Deutschlands Regierung schaut und reist nach Lateinamerika. Ob Lithium oder medizinische Fachkräfte – fehlende Ressourcen sucht sie im Globalen Süden. 2022 gab es in Deutschland mehr als 200.000 offene Stellen in Pflege und medizinischer Versorgung. Laut der Agentur für Arbeit kommen nur 33 Arbeitssuchende auf 100 gemeldete Stellen in der Pflegebranche. Von den 421.000 praktizierenden Ärzt*innen sind ein Drittel über 55 Jahre alt.
Auch in Lateinamerika herrscht Mangel in der Gesundheitsversorgung. Die öffentlichen Gesundheitssysteme waren in den vergangenen fünf Jahrzehnten das Ziel von Strukturanpassungsprogrammen, erzwungen vom Internationalen Währungsfonds und der Weltbank. Neoliberale „Gesundheitsreformen“ führten zu Privatisierung und Fragmentierung. Ein Beispiel ist Kolumbien mit einer Zersplitterung des Gesundheitssystems in eine Vielzahl privater Krankenversicherungen und Dienstleistern seit 1993. Der Zugang zu einer angemessenen, bezahlbaren Gesundheitsversorgung wurde so erschwert. Auch in Honduras ist das öffentliche Gesundheitssystem dramatisch unterfinanziert. Ärzt*innen und Pleger*innen sind unterbezahlt und arbeiten unter schwierigsten Bedingungen, viele wollen auswandern.
Kein Wunder also, dass die Verbesserung der öffentlichen Gesundheitsversorgung ein zentrales Versprechen linker Regierungen in Lateinamerika ist. Die Umsetzung ist nicht einfach. In Kolumbien war der Widerstand der privaten Gesundheitsunternehmen so massiv, dass Gustavo Petros Gesundheitsreform fast im Kongress scheiterte. In Brasilien war die Entwicklung allerdings lange eine andere. Nach der Diktatur wurde in der Verfassung von 1988 Gesundheit als Recht aller Bürger*innen und ihre Erhaltung als Pflicht des Staates definiert. In der 8. Nationalen Gesundheitskonferenz wurde das „Einheitliche Gesundheitssystem“ (SUS) geschaffen. So sollten alle Brasilianer*innen eine medizinische Versorgung erhalten.
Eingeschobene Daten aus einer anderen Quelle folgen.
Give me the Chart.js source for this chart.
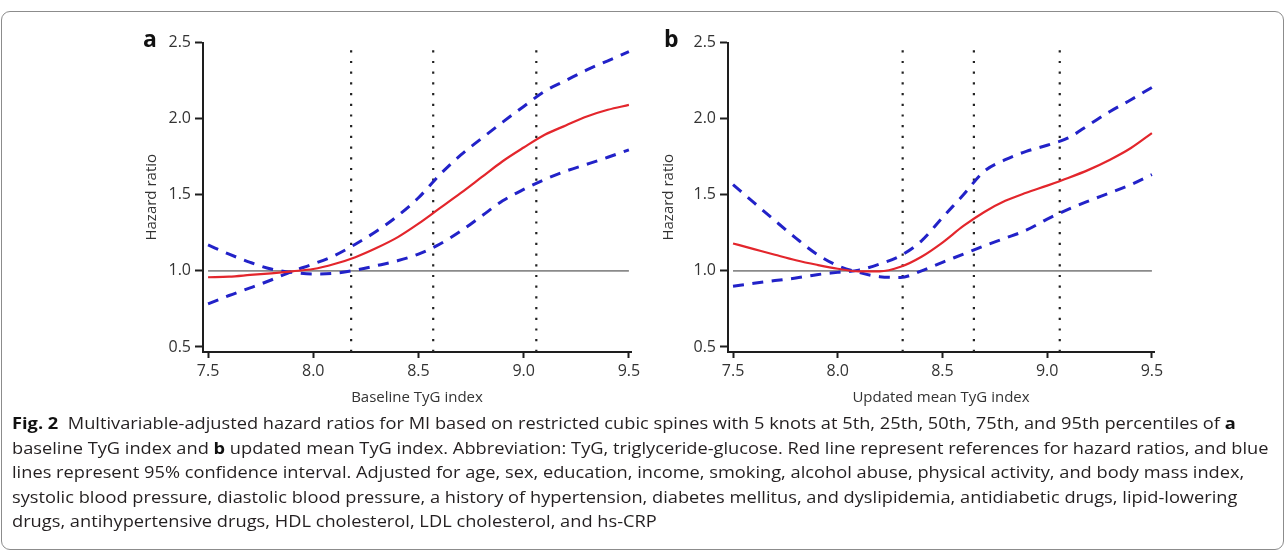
<!DOCTYPE html>
<html>
<head>
<meta charset="utf-8">
<script src="https://cdn.jsdelivr.net/npm/chart.js@4.4.1/dist/chart.umd.min.js"></script>
<style>
  body { margin: 0; width: 1285px; height: 552px; background: #fff; position: relative; overflow: hidden; font-family: "Open Sans", sans-serif; }
  .frame { position: absolute; left: 1px; top: 11px; width: 1281px; height: 537px; border: 1px solid #8c8c8c; border-radius: 9px; }
  canvas { position: absolute; }
  .panel { position: absolute; font: bold 23px "Open Sans", sans-serif; color: #111; line-height: 1; }
  .caption { position: absolute; left: 12px; top: 411px; font-size: 15.5px; color: #231f20; line-height: 24.5px; }
  .caption div { white-space: nowrap; transform-origin: 0 50%; }
  .caption b { color: #111; }
</style>
</head>
<body>
<div class="frame"></div>
<canvas id="chartA" width="545" height="395" style="left:100px;top:20px"></canvas>
<canvas id="chartB" width="545" height="395" style="left:625px;top:20px"></canvas>
<div class="panel" style="left:143px;top:27px">a</div>
<div class="panel" style="left:664px;top:27px">b</div>
<div class="caption" id="caption">
  <div><b>Fig. 2</b>&nbsp; Multivariable-adjusted hazard ratios for MI based on restricted cubic spines with 5 knots at 5th, 25th, 50th, 75th, and 95th percentiles of <b>a</b></div>
  <div>baseline TyG index and <b>b</b> updated mean TyG index. Abbreviation: TyG, triglyceride-glucose. Red line represent references for hazard ratios, and blue</div>
  <div>lines represent 95% confidence interval. Adjusted for age, sex, education, income, smoking, alcohol abuse, physical activity, and body mass index,</div>
  <div>systolic blood pressure, diastolic blood pressure, a history of hypertension, diabetes mellitus, and dyslipidemia, antidiabetic drugs, lipid-lowering</div>
  <div>drugs, antihypertensive drugs, HDL cholesterol, LDL cholesterol, and hs-CRP</div>
</div>
<script>
// TyG index grid used for the spline curves
const tygGrid = [7.5, 7.6, 7.7, 7.8, 7.9, 8.0, 8.1, 8.2, 8.3, 8.4, 8.5, 8.6, 8.7, 8.8, 8.9, 9.0, 9.1, 9.2, 9.3, 9.4, 9.5];

// panel a: baseline TyG index
const hrA    = [0.958, 0.962, 0.973, 0.984, 0.997, 1.012, 1.045, 1.09, 1.15, 1.22, 1.31, 1.41, 1.51, 1.615, 1.72, 1.81, 1.894, 1.955, 2.014, 2.058, 2.09];
const ciUpA  = [0.783, 0.838, 0.888, 0.94, 0.997, 1.045, 1.10, 1.175, 1.26, 1.36, 1.48, 1.63, 1.76, 1.87, 1.977, 2.08, 2.18, 2.25, 2.32, 2.38, 2.44];
const ciLoA  = [1.17, 1.11, 1.056, 1.012, 0.99, 0.98, 0.984, 1.005, 1.034, 1.066, 1.11, 1.175, 1.26, 1.36, 1.46, 1.535, 1.60, 1.655, 1.70, 1.746, 1.795];
const knotsA = [8.18, 8.57, 9.06];

// panel b: updated mean TyG index
const hrB    = [1.18, 1.143, 1.106, 1.07, 1.04, 1.014, 0.997, 0.997, 1.027, 1.093, 1.186, 1.295, 1.387, 1.46, 1.513, 1.56, 1.61, 1.665, 1.73, 1.807, 1.905];
const ciUpB  = [0.899, 0.918, 0.936, 0.953, 0.975, 0.99, 1.005, 1.045, 1.10, 1.197, 1.35, 1.50, 1.655, 1.73, 1.785, 1.825, 1.873, 1.96, 2.047, 2.124, 2.205];
const ciLoB  = [1.567, 1.448, 1.33, 1.215, 1.11, 1.034, 0.99, 0.962, 0.957, 1.0, 1.056, 1.11, 1.165, 1.215, 1.267, 1.34, 1.404, 1.46, 1.513, 1.567, 1.633];
const knotsB = [8.31, 8.65, 9.06];

const xTicks = [7.5, 8.0, 8.5, 9.0, 9.5];
const yTicks = [0.5, 1.0, 1.5, 2.0, 2.5];
const refHR = 1;

const X_MIN = 7.476, X_MAX = 9.51, Y_MIN = 0.467, Y_MAX = 2.5;
const axisColor = '#1e1e1e';
const tickFont = { family: 'Open Sans', size: 16 };
const titleFont = { family: 'Open Sans', size: 15 };

function pts(ys) {
  return tygGrid.map((x, i) => ({ x: x, y: ys[i] }));
}

function makePanel(id, hr, ciUp, ciLo, knots, xTitle, yTitlePad, padRight) {
  const datasets = [
    { data: pts(hr), borderColor: '#e3262c', borderWidth: 2.2, cubicInterpolationMode: 'monotone' },
    { data: pts(ciUp), borderColor: '#2222c8', borderWidth: 3, borderDash: [11, 8.5], cubicInterpolationMode: 'monotone' },
    { data: pts(ciLo), borderColor: '#2222c8', borderWidth: 3, borderDash: [11, 8.5], cubicInterpolationMode: 'monotone' },
    { data: [{ x: 7.5, y: refHR }, { x: 9.5, y: refHR }], borderColor: '#8a8a8a', borderWidth: 1.6 }
  ];
  knots.forEach(k => {
    datasets.push({
      data: [{ x: k, y: Y_MIN }, { x: k, y: Y_MAX }],
      borderColor: '#222', borderWidth: 2.2, borderDash: [2.2, 8.5]
    });
  });

  new Chart(document.getElementById(id), {
    type: 'line',
    data: { datasets: datasets },
    options: {
      responsive: false,
      animation: false,
      devicePixelRatio: 1,
      elements: { point: { radius: 0 } },
      layout: { padding: { top: 22.5, right: padRight, left: 0, bottom: 0 } },
      plugins: { legend: { display: false }, tooltip: { enabled: false } },
      scales: {
        x: {
          type: 'linear',
          min: X_MIN,
          max: X_MAX,
          afterBuildTicks: s => { s.ticks = xTicks.map(v => ({ value: v })); },
          afterFit: s => { s.height = 63; },
          ticks: { callback: v => v.toFixed(1), font: tickFont, color: '#333', padding: 4, maxRotation: 0 },
          grid: { drawOnChartArea: false, tickLength: 6, tickColor: axisColor, tickWidth: 2 },
          border: { color: axisColor, width: 2 },
          title: { display: true, text: xTitle, font: titleFont, color: '#333', padding: { top: 0, bottom: 8 } }
        },
        y: {
          min: Y_MIN,
          max: Y_MAX,
          afterBuildTicks: s => { s.ticks = yTicks.map(v => ({ value: v })); },
          afterFit: s => { s.width = 103; },
          ticks: { callback: v => v.toFixed(1), font: tickFont, color: '#333', padding: 4 },
          grid: { drawOnChartArea: false, tickLength: 8, tickColor: axisColor, tickWidth: 2 },
          border: { color: axisColor, width: 2 },
          title: { display: true, text: 'Hazard ratio', font: titleFont, color: '#333', padding: { top: yTitlePad, bottom: 0 } }
        }
      }
    }
  });
}

makePanel('chartA', hrA, ciUpA, ciLoA, knotsA, 'Baseline TyG index', 43, 14);
makePanel('chartB', hrB, ciUpB, ciLoB, knotsB, 'Updated mean TyG index', 35, 16);

// fit caption lines to the reference text width
const lines = document.querySelectorAll('#caption div');
const targetWidth = 1256;
const natural = lines[0].scrollWidth;
const k = targetWidth / natural;
lines.forEach(d => { d.style.transform = 'scaleX(' + k + ')'; });
</script>
</body>
</html>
Doch die neoliberale Politik der rechten Regierungen seit 2016 führte zu einer systematischen Unterfinanzierung des SUS. Auch deshalb verursachte die Pandemie in Brasilien selbst im lateinamerikanischen Vergleich katastrophale Todeszahlen. Ein Ziel der Regierung Lula und der Zivilgesellschaft ist die Wiederbelebung des darniederliegenden Gesundheitssystems: Anfang Juli fand dazu die 17. nationale Gesundheitskonferenz statt. Aktuell sind die Bedingungen für brasilianischen Ärzt*innen und Pfleger*innen im SUS aber weiter schlecht. Gerade die Pfleger*innen führen einen erbitterten Kampf um eine bessere Bezahlung. Zusätzlich ist dort schätzungsweise jede*r Zehnte arbeitslos.
Um Pflegekräfte anzuwerben, reisten die Minister*innen Baerbock und Heil im Mai nach Brasilien und sprachen von einer „Win-Win“-Situation. Der Verein demokratischer Ärzt*innen und der brasilianischen gesundheitspolitischen Organisation CEBES sehen das anders: „Indem Deutschland Gesundheitspersonal in Brasilien anwirbt, profitiert es von den schlechten Arbeitsbedingungen und der Unterfinanzierung des SUS.“ Fakt ist, dass die Ausbildung von medizinischen Fachkräften erhebliche volkswirtschaftliche Kosten verursacht. Es ist kein Zufall, dass hierzulande viel zu wenig ausgebildet wird. Die Ursachen sind die miserablen Arbeitsbedingungen und eine schlechte Bezahlung, die das reiche Deutschland nicht verbessern will. Doch wenn Hochqualifizierte das Ausbildungsland verlassen, ist das für dieses ein Verlustgeschäft. Der Transfer von medizinischem und pflegerischem Personal ist weder für Brasilien noch für Deutschland eine Lösung.
Die Deutsche Plattform für globale Gesundheit fordert, dass eine Abwerbung in gute Arbeitsbedingungen führen und fair sein muss. Die Bundesregierung solle sich für ausreichend finanzierte, gemeinwohlorientierte und bedarfsgerechte Gesundheitssysteme in Deutschland und weltweit einsetzen. Diese Forderung unterstützen wir.